# [Exercise brief]
Pictures are to be left out. Copy exactly the lines from the one containing "Recreate this image" to the one containing "from matplotlib.ticker import NullLocator", both ends kept.

# [A block of data]
** begin **
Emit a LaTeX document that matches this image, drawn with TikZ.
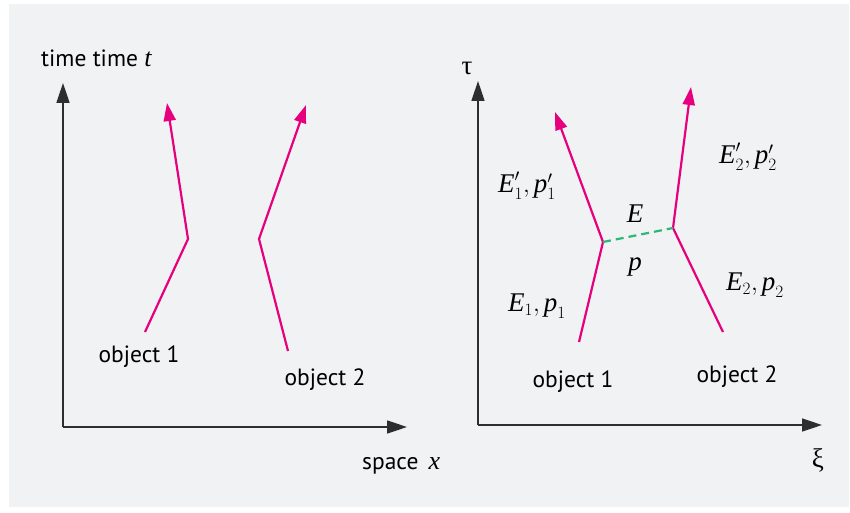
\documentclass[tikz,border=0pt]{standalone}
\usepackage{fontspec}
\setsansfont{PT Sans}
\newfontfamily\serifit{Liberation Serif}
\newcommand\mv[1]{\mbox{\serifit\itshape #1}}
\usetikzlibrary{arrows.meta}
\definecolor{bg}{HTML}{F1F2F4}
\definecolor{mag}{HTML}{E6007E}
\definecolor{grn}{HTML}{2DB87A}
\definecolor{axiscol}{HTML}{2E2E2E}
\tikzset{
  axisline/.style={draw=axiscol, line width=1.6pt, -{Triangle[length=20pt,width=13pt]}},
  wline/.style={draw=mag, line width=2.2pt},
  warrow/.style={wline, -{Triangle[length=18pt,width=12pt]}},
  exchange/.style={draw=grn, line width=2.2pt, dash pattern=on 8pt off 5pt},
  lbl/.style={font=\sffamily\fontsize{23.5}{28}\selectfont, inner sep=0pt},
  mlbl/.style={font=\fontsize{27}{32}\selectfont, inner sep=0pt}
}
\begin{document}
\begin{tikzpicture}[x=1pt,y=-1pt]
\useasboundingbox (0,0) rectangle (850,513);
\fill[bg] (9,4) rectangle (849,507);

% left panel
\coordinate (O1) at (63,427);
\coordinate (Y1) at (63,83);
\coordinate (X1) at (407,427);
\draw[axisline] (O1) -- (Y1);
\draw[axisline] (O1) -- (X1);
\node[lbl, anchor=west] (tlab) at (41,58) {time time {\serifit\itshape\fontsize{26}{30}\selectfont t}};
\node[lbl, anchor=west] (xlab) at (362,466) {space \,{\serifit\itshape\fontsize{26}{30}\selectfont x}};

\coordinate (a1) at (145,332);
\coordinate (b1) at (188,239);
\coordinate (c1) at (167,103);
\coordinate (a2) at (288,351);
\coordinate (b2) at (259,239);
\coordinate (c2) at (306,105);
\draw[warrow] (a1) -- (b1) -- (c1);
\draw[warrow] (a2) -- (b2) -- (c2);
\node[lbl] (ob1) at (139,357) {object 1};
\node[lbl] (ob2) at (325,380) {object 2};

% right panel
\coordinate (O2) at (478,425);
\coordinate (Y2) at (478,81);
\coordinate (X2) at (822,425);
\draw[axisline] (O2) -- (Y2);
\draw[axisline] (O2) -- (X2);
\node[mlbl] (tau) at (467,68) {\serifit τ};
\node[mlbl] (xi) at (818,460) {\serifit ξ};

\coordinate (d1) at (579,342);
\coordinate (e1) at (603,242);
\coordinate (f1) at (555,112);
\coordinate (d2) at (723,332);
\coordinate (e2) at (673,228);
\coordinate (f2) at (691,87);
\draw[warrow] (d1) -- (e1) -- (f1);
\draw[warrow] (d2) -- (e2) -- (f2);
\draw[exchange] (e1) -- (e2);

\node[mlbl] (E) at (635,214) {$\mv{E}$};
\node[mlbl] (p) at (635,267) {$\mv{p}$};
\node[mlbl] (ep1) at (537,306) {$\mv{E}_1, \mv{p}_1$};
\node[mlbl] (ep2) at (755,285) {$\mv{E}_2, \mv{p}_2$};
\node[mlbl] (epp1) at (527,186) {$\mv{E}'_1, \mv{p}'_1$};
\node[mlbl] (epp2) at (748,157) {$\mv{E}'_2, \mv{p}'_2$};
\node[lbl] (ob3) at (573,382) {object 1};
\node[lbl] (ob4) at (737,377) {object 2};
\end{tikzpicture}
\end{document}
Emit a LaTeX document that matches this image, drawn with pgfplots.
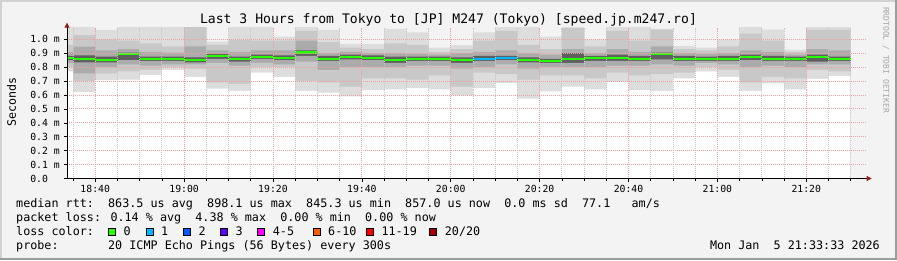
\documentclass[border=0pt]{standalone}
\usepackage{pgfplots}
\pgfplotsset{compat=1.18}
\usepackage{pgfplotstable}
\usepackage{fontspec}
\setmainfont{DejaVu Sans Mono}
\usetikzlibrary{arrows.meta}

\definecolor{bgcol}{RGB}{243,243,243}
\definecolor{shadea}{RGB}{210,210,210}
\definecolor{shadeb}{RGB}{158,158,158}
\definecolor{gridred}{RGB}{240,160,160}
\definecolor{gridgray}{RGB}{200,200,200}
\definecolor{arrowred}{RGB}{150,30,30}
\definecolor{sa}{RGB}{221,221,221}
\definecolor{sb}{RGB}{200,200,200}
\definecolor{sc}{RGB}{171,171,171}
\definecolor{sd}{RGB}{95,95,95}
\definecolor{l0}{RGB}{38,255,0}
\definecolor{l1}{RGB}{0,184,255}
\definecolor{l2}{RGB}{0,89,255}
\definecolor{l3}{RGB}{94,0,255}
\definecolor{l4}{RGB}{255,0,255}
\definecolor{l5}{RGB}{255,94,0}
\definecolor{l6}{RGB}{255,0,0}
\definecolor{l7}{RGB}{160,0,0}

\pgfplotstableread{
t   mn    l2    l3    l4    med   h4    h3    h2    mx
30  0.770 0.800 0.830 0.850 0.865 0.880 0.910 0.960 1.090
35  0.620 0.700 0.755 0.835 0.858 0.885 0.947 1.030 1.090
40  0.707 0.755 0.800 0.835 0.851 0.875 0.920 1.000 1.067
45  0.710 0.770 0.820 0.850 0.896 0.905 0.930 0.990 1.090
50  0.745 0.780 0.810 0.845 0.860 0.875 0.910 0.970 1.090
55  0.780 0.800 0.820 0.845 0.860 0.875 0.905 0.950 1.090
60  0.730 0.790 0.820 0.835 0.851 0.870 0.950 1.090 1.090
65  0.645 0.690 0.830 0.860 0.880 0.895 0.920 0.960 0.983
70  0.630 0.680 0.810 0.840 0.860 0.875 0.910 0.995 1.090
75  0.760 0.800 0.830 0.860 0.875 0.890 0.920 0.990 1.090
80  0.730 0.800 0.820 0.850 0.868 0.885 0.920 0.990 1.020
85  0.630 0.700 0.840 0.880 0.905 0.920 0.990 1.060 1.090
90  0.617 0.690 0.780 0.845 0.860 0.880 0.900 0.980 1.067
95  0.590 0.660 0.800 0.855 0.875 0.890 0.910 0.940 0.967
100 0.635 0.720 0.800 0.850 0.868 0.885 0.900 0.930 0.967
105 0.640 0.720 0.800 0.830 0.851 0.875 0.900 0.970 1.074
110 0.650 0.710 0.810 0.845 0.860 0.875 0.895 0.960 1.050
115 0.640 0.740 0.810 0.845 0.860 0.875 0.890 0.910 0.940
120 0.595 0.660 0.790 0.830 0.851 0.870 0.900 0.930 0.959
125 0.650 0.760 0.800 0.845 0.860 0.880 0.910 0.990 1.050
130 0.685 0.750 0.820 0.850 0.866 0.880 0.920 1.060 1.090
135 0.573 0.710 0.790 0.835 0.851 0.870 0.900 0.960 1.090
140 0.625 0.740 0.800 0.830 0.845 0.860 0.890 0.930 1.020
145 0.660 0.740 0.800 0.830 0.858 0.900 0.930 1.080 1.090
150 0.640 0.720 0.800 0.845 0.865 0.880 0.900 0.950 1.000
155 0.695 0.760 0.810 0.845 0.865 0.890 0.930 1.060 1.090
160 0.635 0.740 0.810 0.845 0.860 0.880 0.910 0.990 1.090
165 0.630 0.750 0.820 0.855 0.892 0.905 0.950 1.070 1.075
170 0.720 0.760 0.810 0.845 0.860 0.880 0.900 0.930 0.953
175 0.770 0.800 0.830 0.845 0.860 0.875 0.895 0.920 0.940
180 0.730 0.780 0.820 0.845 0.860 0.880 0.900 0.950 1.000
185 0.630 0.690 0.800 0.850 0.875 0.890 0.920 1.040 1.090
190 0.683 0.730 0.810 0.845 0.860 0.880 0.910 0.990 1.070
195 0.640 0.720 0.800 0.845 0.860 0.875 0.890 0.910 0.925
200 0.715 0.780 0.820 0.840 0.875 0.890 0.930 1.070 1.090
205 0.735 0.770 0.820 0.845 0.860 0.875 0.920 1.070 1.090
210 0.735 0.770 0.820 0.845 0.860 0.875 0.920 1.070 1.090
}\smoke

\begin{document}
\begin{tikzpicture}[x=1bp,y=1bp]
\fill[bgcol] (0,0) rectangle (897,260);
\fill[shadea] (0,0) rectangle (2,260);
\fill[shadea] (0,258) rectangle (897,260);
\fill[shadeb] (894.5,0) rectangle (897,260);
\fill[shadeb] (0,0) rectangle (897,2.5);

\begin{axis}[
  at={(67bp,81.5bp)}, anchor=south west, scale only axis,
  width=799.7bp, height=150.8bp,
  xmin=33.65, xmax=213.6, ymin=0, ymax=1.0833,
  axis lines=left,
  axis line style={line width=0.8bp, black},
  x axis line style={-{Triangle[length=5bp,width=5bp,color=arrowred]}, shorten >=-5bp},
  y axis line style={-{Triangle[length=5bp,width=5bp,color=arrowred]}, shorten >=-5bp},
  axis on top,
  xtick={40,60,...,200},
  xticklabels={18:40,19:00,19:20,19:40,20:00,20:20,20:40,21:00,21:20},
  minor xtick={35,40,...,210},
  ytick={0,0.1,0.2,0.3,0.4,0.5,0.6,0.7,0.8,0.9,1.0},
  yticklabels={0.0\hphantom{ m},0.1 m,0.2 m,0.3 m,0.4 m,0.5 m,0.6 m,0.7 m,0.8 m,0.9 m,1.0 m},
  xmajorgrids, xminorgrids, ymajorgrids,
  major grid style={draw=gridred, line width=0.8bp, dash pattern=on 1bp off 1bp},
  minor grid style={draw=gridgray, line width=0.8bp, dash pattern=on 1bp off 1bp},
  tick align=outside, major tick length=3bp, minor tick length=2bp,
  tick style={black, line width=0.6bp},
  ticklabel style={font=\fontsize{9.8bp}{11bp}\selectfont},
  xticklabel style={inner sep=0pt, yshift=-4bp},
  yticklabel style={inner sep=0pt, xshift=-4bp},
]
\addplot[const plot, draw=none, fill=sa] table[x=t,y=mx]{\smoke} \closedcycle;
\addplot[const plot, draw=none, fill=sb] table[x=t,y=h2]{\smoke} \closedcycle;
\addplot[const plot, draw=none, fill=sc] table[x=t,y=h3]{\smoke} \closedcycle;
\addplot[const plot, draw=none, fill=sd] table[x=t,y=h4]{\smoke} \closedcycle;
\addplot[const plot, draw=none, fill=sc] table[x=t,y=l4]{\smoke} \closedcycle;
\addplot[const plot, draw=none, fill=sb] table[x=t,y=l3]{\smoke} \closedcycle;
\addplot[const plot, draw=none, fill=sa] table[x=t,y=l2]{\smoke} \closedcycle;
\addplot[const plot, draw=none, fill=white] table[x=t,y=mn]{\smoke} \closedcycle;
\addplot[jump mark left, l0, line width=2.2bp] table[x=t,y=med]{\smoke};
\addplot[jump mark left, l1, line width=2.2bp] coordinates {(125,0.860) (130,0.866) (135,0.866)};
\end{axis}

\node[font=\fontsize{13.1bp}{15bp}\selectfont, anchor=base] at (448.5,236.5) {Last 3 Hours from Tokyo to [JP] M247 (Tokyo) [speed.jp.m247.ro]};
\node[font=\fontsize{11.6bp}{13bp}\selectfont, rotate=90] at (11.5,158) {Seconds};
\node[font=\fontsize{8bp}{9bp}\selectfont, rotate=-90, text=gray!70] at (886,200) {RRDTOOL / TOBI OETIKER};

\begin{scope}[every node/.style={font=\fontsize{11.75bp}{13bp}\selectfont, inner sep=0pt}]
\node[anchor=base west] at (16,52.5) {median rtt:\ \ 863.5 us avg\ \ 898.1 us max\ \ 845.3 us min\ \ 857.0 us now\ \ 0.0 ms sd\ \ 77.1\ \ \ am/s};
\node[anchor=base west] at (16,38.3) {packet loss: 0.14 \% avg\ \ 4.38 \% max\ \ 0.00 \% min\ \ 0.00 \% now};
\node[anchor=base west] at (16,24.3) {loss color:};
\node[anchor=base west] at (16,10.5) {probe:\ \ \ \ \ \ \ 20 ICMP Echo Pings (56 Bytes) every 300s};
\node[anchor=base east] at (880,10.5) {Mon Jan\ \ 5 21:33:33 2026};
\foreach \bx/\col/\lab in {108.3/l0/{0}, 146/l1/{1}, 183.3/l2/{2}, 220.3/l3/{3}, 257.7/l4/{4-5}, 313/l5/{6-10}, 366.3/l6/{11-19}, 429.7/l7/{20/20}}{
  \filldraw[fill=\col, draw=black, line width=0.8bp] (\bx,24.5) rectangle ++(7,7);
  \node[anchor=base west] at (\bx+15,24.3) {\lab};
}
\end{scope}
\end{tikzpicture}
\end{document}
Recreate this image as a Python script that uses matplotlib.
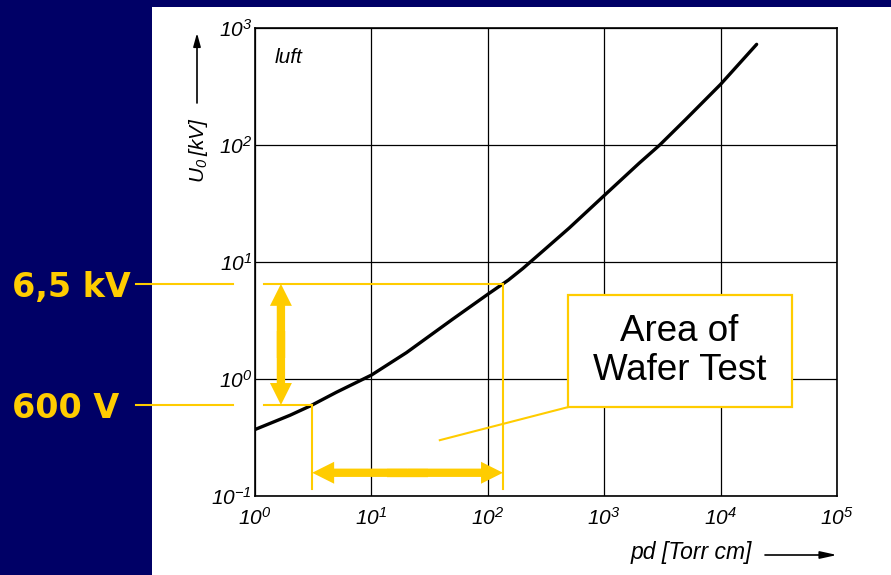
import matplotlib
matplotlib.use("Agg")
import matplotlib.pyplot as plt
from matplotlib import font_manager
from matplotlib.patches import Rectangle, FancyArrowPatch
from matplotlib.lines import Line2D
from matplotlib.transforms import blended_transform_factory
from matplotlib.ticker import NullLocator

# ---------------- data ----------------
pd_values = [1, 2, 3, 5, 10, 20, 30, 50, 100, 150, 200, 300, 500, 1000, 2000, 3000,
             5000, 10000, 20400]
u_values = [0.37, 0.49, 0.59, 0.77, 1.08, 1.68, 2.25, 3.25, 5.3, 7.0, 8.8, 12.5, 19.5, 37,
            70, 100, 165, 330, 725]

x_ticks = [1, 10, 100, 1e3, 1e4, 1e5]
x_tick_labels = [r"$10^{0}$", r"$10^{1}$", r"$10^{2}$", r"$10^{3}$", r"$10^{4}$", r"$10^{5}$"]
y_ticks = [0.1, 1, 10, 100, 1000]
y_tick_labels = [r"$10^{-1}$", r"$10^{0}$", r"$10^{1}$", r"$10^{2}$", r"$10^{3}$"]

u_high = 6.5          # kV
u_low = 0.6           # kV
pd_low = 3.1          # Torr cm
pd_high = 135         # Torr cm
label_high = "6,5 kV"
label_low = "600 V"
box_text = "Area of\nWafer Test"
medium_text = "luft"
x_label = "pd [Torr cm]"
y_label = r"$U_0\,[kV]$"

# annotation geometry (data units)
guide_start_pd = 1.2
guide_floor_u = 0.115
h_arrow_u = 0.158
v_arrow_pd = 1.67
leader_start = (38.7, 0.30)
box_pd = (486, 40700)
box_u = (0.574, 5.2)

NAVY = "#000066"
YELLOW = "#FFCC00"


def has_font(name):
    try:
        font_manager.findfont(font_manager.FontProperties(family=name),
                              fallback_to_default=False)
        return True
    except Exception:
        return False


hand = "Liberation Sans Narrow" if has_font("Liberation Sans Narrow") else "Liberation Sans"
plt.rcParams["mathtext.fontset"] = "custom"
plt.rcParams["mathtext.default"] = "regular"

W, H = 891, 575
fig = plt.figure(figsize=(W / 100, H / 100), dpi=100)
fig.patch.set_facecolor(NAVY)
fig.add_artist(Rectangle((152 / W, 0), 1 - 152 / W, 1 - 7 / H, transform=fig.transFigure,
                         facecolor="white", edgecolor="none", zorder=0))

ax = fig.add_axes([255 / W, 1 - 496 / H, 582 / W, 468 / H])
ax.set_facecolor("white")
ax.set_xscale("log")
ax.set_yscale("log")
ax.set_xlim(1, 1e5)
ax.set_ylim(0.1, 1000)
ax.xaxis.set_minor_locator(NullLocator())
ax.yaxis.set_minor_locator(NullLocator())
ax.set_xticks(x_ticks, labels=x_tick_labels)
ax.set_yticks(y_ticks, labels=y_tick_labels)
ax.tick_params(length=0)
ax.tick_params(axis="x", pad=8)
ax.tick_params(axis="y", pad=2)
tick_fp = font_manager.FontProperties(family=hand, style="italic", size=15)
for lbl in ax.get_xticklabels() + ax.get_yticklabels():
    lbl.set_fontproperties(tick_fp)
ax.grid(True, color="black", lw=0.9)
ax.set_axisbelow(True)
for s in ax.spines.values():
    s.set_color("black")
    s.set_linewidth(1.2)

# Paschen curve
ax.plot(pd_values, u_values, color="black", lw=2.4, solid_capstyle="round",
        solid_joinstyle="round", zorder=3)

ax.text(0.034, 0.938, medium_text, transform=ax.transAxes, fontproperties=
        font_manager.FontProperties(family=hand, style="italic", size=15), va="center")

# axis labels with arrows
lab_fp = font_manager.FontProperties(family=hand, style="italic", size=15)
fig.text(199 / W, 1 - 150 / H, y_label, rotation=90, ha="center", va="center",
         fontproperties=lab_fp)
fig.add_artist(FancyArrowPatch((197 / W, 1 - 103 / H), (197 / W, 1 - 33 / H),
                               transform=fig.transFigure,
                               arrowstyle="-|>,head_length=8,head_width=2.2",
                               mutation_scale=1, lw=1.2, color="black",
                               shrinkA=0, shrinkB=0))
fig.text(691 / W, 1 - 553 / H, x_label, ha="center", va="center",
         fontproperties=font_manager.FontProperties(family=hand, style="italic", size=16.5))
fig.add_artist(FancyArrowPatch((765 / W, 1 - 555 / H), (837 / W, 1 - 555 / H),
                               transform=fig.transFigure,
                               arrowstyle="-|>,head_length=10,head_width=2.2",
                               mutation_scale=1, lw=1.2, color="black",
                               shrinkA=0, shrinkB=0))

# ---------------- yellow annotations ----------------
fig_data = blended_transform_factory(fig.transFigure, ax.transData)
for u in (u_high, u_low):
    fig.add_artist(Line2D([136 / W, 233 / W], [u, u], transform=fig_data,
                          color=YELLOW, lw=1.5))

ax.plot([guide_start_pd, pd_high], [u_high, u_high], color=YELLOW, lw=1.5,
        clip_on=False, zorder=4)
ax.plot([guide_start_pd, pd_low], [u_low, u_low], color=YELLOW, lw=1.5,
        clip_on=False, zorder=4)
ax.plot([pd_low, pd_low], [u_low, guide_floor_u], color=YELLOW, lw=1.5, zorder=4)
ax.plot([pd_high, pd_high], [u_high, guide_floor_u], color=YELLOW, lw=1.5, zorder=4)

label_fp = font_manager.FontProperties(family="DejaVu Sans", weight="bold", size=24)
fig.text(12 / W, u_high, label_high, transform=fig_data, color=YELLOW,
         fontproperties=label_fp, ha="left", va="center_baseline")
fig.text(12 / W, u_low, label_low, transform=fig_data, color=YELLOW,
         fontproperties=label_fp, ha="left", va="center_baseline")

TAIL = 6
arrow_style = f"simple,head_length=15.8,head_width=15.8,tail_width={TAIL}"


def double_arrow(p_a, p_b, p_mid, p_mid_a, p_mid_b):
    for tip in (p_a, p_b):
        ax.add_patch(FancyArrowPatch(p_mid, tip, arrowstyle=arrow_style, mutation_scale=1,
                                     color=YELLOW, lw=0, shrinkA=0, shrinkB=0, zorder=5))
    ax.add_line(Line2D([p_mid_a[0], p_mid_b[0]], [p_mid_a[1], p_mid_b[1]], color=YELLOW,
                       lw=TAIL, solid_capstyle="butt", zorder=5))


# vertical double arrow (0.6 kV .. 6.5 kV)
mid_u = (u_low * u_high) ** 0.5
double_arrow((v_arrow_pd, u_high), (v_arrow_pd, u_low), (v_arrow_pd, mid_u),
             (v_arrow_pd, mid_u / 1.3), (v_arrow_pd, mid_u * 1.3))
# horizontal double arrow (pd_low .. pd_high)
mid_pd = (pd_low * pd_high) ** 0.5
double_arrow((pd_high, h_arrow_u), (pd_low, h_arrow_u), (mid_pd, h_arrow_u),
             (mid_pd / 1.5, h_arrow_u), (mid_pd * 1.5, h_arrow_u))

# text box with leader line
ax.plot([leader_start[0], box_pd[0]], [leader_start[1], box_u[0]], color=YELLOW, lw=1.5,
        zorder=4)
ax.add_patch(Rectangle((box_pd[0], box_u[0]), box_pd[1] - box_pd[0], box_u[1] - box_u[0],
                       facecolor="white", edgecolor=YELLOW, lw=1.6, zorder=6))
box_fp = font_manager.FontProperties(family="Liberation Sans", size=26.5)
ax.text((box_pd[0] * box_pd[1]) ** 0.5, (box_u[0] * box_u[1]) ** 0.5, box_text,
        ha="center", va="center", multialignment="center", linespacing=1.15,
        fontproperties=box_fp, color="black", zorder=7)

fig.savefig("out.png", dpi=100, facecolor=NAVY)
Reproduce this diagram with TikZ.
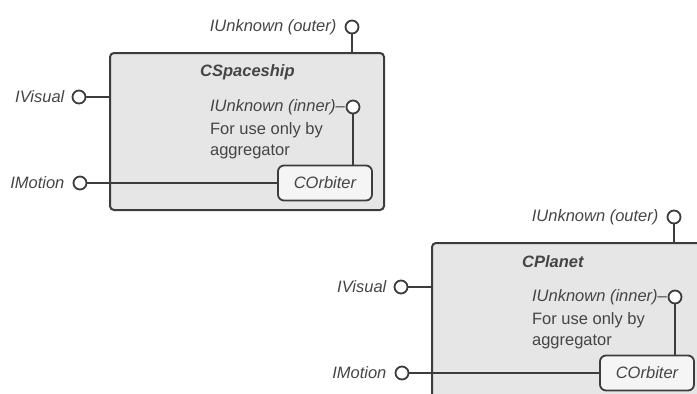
** end **
# [Task result]
Recreate this image as a Python script that uses matplotlib.
import matplotlib
matplotlib.use("Agg")
import matplotlib.pyplot as plt
from matplotlib import font_manager
from matplotlib.patches import Rectangle, FancyArrowPatch
from matplotlib.lines import Line2D
from matplotlib.transforms import blended_transform_factory
from matplotlib.ticker import NullLocator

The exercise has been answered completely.